▶ **Charts and diagrams as code**
>>>

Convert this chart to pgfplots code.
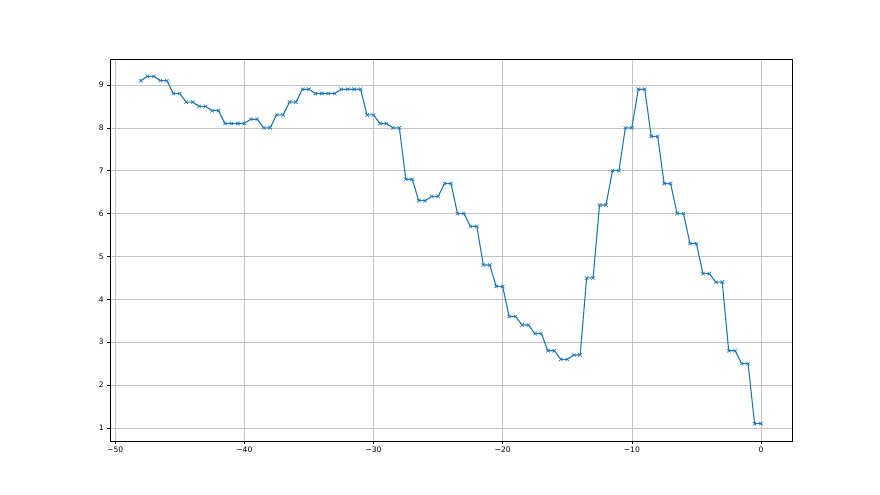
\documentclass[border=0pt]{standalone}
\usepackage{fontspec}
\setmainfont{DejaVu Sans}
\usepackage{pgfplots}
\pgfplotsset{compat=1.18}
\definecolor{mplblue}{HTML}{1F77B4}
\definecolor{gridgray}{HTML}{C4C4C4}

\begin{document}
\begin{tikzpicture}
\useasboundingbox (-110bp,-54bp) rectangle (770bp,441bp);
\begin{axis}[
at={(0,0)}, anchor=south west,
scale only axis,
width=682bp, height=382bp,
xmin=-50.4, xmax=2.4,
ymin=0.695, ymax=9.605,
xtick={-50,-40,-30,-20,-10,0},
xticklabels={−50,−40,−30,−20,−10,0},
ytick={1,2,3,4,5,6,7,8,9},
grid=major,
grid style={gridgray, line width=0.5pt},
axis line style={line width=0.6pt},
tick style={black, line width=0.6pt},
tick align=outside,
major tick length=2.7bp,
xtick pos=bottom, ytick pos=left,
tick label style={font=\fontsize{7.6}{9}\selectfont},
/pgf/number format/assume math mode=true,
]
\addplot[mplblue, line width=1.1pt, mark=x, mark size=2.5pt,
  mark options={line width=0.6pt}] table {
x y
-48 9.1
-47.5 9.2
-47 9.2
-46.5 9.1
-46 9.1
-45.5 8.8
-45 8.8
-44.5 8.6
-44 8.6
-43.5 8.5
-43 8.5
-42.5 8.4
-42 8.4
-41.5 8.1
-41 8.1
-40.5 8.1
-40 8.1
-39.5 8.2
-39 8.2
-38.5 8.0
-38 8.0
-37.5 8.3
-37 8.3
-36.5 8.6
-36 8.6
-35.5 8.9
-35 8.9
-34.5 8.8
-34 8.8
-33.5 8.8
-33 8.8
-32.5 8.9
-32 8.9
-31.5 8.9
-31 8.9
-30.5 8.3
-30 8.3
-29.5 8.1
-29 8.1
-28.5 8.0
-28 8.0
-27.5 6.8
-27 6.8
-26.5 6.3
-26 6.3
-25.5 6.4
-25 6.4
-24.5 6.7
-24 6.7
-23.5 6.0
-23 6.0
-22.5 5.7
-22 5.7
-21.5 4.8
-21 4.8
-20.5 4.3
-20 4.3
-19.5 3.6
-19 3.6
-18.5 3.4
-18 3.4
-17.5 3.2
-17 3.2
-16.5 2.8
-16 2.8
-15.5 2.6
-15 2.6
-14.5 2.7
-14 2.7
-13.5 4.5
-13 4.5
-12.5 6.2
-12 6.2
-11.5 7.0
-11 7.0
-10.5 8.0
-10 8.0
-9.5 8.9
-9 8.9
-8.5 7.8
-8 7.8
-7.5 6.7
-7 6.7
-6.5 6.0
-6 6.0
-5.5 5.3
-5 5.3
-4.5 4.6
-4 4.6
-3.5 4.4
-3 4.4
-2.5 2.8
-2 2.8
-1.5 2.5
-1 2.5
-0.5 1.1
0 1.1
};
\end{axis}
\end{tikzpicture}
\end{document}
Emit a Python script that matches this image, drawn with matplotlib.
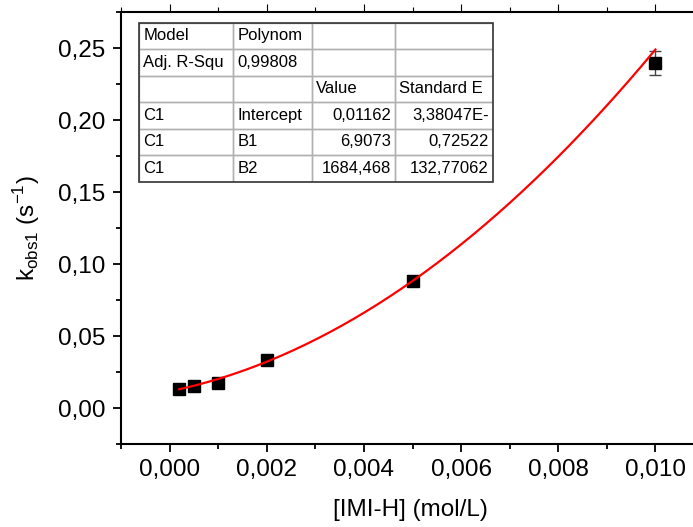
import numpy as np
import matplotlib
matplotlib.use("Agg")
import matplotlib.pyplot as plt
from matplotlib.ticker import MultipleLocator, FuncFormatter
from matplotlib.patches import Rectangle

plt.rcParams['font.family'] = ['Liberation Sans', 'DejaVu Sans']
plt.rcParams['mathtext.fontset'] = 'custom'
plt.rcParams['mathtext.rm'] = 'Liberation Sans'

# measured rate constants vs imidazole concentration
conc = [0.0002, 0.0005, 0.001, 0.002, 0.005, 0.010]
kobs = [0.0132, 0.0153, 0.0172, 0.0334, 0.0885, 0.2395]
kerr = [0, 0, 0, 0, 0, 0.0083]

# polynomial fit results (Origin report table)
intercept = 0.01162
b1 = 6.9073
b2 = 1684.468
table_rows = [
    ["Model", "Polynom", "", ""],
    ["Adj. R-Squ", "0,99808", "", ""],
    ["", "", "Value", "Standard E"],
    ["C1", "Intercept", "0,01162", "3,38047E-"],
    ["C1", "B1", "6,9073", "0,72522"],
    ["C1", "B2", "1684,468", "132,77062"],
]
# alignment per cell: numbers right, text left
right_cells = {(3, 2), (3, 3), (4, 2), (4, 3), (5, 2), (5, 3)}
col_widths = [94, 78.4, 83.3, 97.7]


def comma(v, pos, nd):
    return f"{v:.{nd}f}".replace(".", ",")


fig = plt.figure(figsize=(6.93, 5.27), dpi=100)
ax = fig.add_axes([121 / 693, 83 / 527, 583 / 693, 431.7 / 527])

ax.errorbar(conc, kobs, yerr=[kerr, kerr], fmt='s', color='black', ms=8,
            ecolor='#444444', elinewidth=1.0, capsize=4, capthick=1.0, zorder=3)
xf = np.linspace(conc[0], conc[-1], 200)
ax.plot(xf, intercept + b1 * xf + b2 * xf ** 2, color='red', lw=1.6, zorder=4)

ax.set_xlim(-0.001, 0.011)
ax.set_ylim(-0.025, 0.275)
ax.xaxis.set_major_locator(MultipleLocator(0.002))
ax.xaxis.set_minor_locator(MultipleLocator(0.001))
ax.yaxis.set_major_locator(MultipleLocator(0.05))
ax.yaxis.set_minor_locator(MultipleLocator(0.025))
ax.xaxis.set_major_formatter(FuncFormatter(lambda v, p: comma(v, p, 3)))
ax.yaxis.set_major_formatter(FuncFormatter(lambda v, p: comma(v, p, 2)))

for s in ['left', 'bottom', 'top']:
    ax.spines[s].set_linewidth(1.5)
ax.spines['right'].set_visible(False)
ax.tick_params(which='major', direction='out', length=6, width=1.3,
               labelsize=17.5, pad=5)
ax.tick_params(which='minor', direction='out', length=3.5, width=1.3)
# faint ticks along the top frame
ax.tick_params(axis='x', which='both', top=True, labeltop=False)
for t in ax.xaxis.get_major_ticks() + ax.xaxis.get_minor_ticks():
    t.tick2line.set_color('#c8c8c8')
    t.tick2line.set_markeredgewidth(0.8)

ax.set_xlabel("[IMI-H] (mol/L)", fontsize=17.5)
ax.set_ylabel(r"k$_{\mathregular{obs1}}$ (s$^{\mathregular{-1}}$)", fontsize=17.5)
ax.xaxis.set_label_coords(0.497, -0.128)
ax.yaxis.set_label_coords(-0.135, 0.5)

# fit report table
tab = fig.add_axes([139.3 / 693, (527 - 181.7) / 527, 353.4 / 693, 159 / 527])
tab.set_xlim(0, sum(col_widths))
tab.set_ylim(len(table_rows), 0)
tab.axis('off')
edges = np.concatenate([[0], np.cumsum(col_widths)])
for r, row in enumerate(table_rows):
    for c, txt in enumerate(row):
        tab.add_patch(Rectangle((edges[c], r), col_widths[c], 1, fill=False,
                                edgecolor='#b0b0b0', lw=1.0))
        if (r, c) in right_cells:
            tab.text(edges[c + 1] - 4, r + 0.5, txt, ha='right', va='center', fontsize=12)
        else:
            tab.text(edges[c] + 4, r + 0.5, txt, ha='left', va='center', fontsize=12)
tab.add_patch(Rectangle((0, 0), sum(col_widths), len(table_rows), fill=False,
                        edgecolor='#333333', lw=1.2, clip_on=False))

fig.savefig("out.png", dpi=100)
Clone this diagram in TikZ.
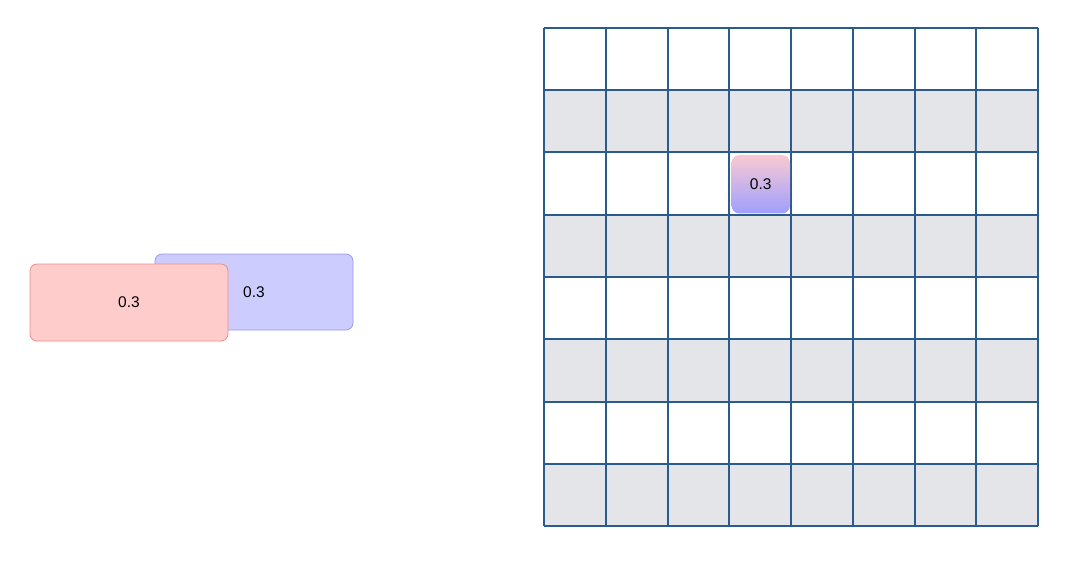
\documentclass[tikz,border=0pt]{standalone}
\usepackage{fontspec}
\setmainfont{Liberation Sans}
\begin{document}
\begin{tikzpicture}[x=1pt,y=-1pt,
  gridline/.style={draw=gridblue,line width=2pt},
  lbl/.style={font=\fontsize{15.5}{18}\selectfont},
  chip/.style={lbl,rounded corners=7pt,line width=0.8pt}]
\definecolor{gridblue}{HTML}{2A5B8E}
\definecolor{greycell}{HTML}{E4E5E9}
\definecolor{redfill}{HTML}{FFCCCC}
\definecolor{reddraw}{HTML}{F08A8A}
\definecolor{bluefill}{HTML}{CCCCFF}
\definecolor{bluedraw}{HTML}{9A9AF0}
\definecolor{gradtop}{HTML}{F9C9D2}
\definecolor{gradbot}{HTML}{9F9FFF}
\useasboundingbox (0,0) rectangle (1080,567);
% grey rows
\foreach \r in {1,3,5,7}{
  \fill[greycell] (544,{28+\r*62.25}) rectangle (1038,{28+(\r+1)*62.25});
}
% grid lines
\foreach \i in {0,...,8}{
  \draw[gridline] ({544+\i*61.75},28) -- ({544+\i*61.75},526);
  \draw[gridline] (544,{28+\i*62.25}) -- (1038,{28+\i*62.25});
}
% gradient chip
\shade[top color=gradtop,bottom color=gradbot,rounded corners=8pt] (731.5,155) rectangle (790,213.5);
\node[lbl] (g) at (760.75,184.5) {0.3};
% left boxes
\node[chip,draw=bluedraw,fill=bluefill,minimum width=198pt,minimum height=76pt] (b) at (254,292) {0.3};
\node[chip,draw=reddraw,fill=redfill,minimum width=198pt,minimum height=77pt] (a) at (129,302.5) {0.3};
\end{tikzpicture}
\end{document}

<<<

▶ **REQUIREMENTS**
From the records above, extract the lines from the one holding "Emit a Python" through the one holding "from matplotlib.patches import Rectangle", word for word; omit the pictures.

▶ **RIGHT ANSWER**
Emit a Python script that matches this image, drawn with matplotlib.
import numpy as np
import matplotlib
matplotlib.use("Agg")
import matplotlib.pyplot as plt
from matplotlib.ticker import MultipleLocator, FuncFormatter
from matplotlib.patches import Rectangle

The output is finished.